• _Goal_
Can you write out all the lines word for word, with no pictures?

>> Begin

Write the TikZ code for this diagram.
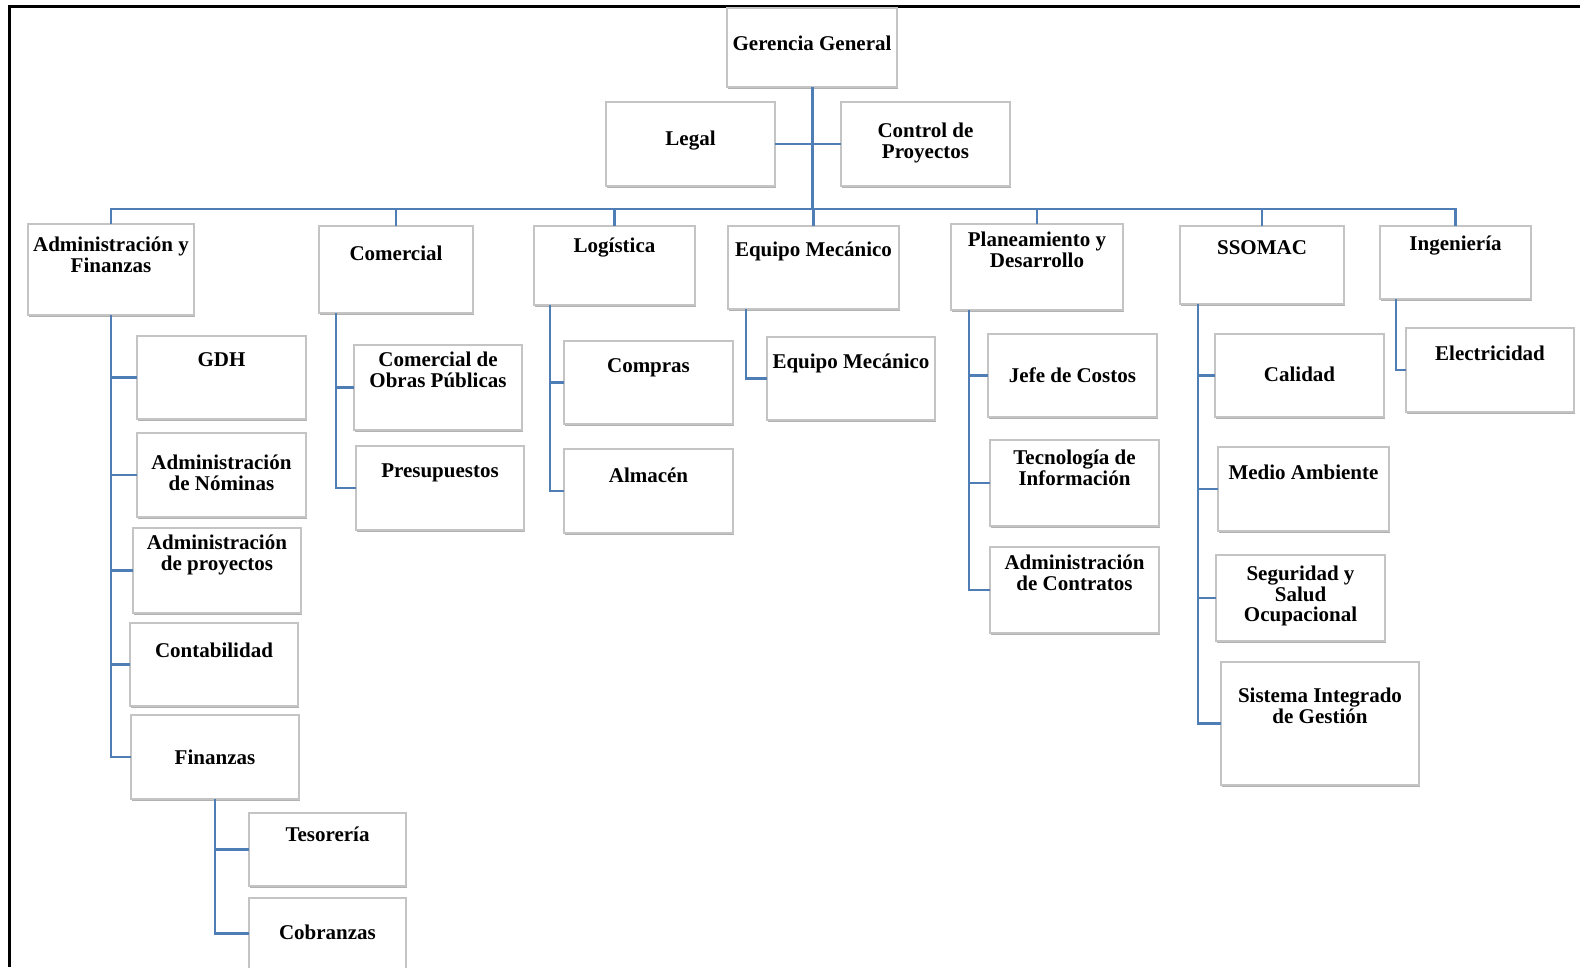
\documentclass[tikz,border=0pt]{standalone}
\usepackage{fontspec}
\setmainfont{Liberation Serif}
\usetikzlibrary{shadows}

\definecolor{linkblue}{HTML}{4F7DB5}
\definecolor{boxline}{HTML}{C4C4C4}

\tikzset{
  orgbox/.style={draw=boxline, line width=1.1pt, fill=white, rectangle,
    inner sep=0pt, outer sep=0pt,
    drop shadow={shadow xshift=1.2pt, shadow yshift=-2.4pt, fill=black, opacity=0.3}},
  orgtext/.style={align=center, inner sep=0pt, anchor=center,
    font=\fontsize{21}{20.5}\selectfont\bfseries},
  conn/.style={draw=linkblue, line width=2.1pt},
  trunk/.style={draw=linkblue, line width=3pt},
  frameline/.style={draw=black, line width=3pt}
}

% \orgbox{name}{x1}{y1}{x2}{y2}{text centre y}{text}
\newcommand\orgbox[7]{%
  \node[orgbox, minimum width={(#4-#2)*1pt}, minimum height={(#5-#3)*1pt}]
    (#1) at ({(#2+#4)/2},{(#3+#5)/2}) {};
  \node[orgtext] (#1-t) at ({(#2+#4)/2},#6) {#7};
}

\begin{document}
\begin{tikzpicture}[x=1pt, y=-1pt]
\useasboundingbox (0,0) rectangle (1580,967);

% page frame
\draw[frameline] (9,967) -- (9,6) -- (1580,6);

% head and staff
\orgbox{gg}{727}{8}{897}{87}{43}{Gerencia General}
\orgbox{legal}{606}{102}{775}{186}{141}{Legal}
\orgbox{ctrl}{841}{102}{1010}{186}{143}{Control de\\Proyectos}

% departments
\orgbox{adm}{28}{224}{194}{315}{255}{Administración y\\Finanzas}
\orgbox{com}{319}{226}{473}{313}{253}{Comercial}
\orgbox{log}{534}{226}{695}{305}{248}{Logística}
\orgbox{eqm}{728}{226}{899}{309}{251}{Equipo Mecánico}
\orgbox{plan}{951}{224}{1123}{310}{250}{Planeamiento y\\Desarrollo}
\orgbox{sso}{1180}{226}{1344}{304}{248}{SSOMAC}
\orgbox{ing}{1380}{226}{1531}{299}{246}{Ingeniería}

% Administración y Finanzas
\orgbox{gdh}{137}{336}{306}{419}{360}{GDH}
\orgbox{nom}{137}{433}{306}{517}{473}{Administración\\de Nóminas}
\orgbox{proy}{133}{528}{301}{613}{555}{Administración\\de proyectos}
\orgbox{cont}{130}{623}{298}{706}{650}{Contabilidad}
\orgbox{fin}{131}{715}{299}{799}{757}{Finanzas}
\orgbox{tes}{249}{813}{406}{886}{834}{Tesorería}
\orgbox{cob}{249}{898}{406}{969}{932}{Cobranzas}

% Comercial
\orgbox{cop}{354}{345}{522}{430}{370}{Comercial de\\Obras Públicas}
\orgbox{pres}{356}{446}{524}{530}{473}{Presupuestos}

% Logística
\orgbox{compras}{564}{341}{733}{424}{368}{Compras}
\orgbox{alm}{564}{449}{733}{533}{475}{Almacén}

% Equipo Mecánico
\orgbox{eqmb}{767}{337}{935}{420}{363}{Equipo Mecánico}

% Planeamiento y Desarrollo
\orgbox{costos}{988}{334}{1157}{417}{375}{Jefe de Costos}
\orgbox{ti}{990}{440}{1159}{526}{468}{Tecnología de\\Información}
\orgbox{contr}{990}{547}{1159}{633}{573}{Administración\\de Contratos}

% SSOMAC
\orgbox{cal}{1215}{334}{1384}{417}{374}{Calidad}
\orgbox{med}{1218}{447}{1389}{531}{472}{Medio Ambiente}
\orgbox{seg}{1216}{555}{1385}{641}{596}{Seguridad y\\Salud\\Ocupacional}
\orgbox{sig}{1221}{662}{1419}{785}{706}{Sistema Integrado\\de Gestión}

% Ingeniería
\orgbox{elec}{1406}{328}{1574}{412}{353}{Electricidad}

% connectors from the head
\coordinate (bus) at (812,209);
\draw[trunk] (gg.south -| bus) -- (bus);
\draw[conn] (legal.east) -- (ctrl.west);
\foreach \d in {adm,com,log,eqm,plan,sso,ing}
  \draw[conn] (\d.north) |- (bus);

% connectors inside departments
\foreach \c in {gdh,nom,proy,cont,fin}
  \draw[conn] (adm.south) |- (\c.west);
\foreach \c in {tes,cob}
  \draw[conn] (fin.south) |- (\c.west);
\foreach \c in {cop,pres}
  \draw[conn] ([xshift=17pt]com.south west) |- (\c.west);
\foreach \c in {compras,alm}
  \draw[conn] ([xshift=16pt]log.south west) |- (\c.west);
\draw[conn] ([xshift=18pt]eqm.south west) |- (eqmb.west);
\foreach \c in {costos,ti,contr}
  \draw[conn] ([xshift=18pt]plan.south west) |- (\c.west);
\foreach \c in {cal,med,seg,sig}
  \draw[conn] ([xshift=18pt]sso.south west) |- (\c.west);
\draw[conn] ([xshift=16pt]ing.south west) |- (elec.west);
\end{tikzpicture}
\end{document}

>> End

• _Answer in full_
Write the TikZ code for this diagram.
\documentclass[tikz,border=0pt]{standalone}
\usepackage{fontspec}
\setmainfont{Liberation Serif}
\usetikzlibrary{shadows}

\definecolor{linkblue}{HTML}{4F7DB5}
\definecolor{boxline}{HTML}{C4C4C4}

\tikzset{
  orgbox/.style={draw=boxline, line width=1.1pt, fill=white, rectangle,
    inner sep=0pt, outer sep=0pt,
    drop shadow={shadow xshift=1.2pt, shadow yshift=-2.4pt, fill=black, opacity=0.3}},
  orgtext/.style={align=center, inner sep=0pt, anchor=center,
    font=\fontsize{21}{20.5}\selectfont\bfseries},
  conn/.style={draw=linkblue, line width=2.1pt},
  trunk/.style={draw=linkblue, line width=3pt},
  frameline/.style={draw=black, line width=3pt}
}

% \orgbox{name}{x1}{y1}{x2}{y2}{text centre y}{text}
\newcommand\orgbox[7]{%
  \node[orgbox, minimum width={(#4-#2)*1pt}, minimum height={(#5-#3)*1pt}]
    (#1) at ({(#2+#4)/2},{(#3+#5)/2}) {};
  \node[orgtext] (#1-t) at ({(#2+#4)/2},#6) {#7};
}

\begin{document}
\begin{tikzpicture}[x=1pt, y=-1pt]
\useasboundingbox (0,0) rectangle (1580,967);

% page frame
\draw[frameline] (9,967) -- (9,6) -- (1580,6);

% head and staff
\orgbox{gg}{727}{8}{897}{87}{43}{Gerencia General}
\orgbox{legal}{606}{102}{775}{186}{141}{Legal}
\orgbox{ctrl}{841}{102}{1010}{186}{143}{Control de\\Proyectos}

% departments
\orgbox{adm}{28}{224}{194}{315}{255}{Administración y\\Finanzas}
\orgbox{com}{319}{226}{473}{313}{253}{Comercial}
\orgbox{log}{534}{226}{695}{305}{248}{Logística}
\orgbox{eqm}{728}{226}{899}{309}{251}{Equipo Mecánico}
\orgbox{plan}{951}{224}{1123}{310}{250}{Planeamiento y\\Desarrollo}
\orgbox{sso}{1180}{226}{1344}{304}{248}{SSOMAC}
\orgbox{ing}{1380}{226}{1531}{299}{246}{Ingeniería}

% Administración y Finanzas
\orgbox{gdh}{137}{336}{306}{419}{360}{GDH}
\orgbox{nom}{137}{433}{306}{517}{473}{Administración\\de Nóminas}
\orgbox{proy}{133}{528}{301}{613}{555}{Administración\\de proyectos}
\orgbox{cont}{130}{623}{298}{706}{650}{Contabilidad}
\orgbox{fin}{131}{715}{299}{799}{757}{Finanzas}
\orgbox{tes}{249}{813}{406}{886}{834}{Tesorería}
\orgbox{cob}{249}{898}{406}{969}{932}{Cobranzas}

% Comercial
\orgbox{cop}{354}{345}{522}{430}{370}{Comercial de\\Obras Públicas}
\orgbox{pres}{356}{446}{524}{530}{473}{Presupuestos}

% Logística
\orgbox{compras}{564}{341}{733}{424}{368}{Compras}
\orgbox{alm}{564}{449}{733}{533}{475}{Almacén}

% Equipo Mecánico
\orgbox{eqmb}{767}{337}{935}{420}{363}{Equipo Mecánico}

% Planeamiento y Desarrollo
\orgbox{costos}{988}{334}{1157}{417}{375}{Jefe de Costos}
\orgbox{ti}{990}{440}{1159}{526}{468}{Tecnología de\\Información}
\orgbox{contr}{990}{547}{1159}{633}{573}{Administración\\de Contratos}

% SSOMAC
\orgbox{cal}{1215}{334}{1384}{417}{374}{Calidad}
\orgbox{med}{1218}{447}{1389}{531}{472}{Medio Ambiente}
\orgbox{seg}{1216}{555}{1385}{641}{596}{Seguridad y\\Salud\\Ocupacional}
\orgbox{sig}{1221}{662}{1419}{785}{706}{Sistema Integrado\\de Gestión}

% Ingeniería
\orgbox{elec}{1406}{328}{1574}{412}{353}{Electricidad}

% connectors from the head
\coordinate (bus) at (812,209);
\draw[trunk] (gg.south -| bus) -- (bus);
\draw[conn] (legal.east) -- (ctrl.west);
\foreach \d in {adm,com,log,eqm,plan,sso,ing}
  \draw[conn] (\d.north) |- (bus);

% connectors inside departments
\foreach \c in {gdh,nom,proy,cont,fin}
  \draw[conn] (adm.south) |- (\c.west);
\foreach \c in {tes,cob}
  \draw[conn] (fin.south) |- (\c.west);
\foreach \c in {cop,pres}
  \draw[conn] ([xshift=17pt]com.south west) |- (\c.west);
\foreach \c in {compras,alm}
  \draw[conn] ([xshift=16pt]log.south west) |- (\c.west);
\draw[conn] ([xshift=18pt]eqm.south west) |- (eqmb.west);
\foreach \c in {costos,ti,contr}
  \draw[conn] ([xshift=18pt]plan.south west) |- (\c.west);
\foreach \c in {cal,med,seg,sig}
  \draw[conn] ([xshift=18pt]sso.south west) |- (\c.west);
\draw[conn] ([xshift=16pt]ing.south west) |- (elec.west);
\end{tikzpicture}
\end{document}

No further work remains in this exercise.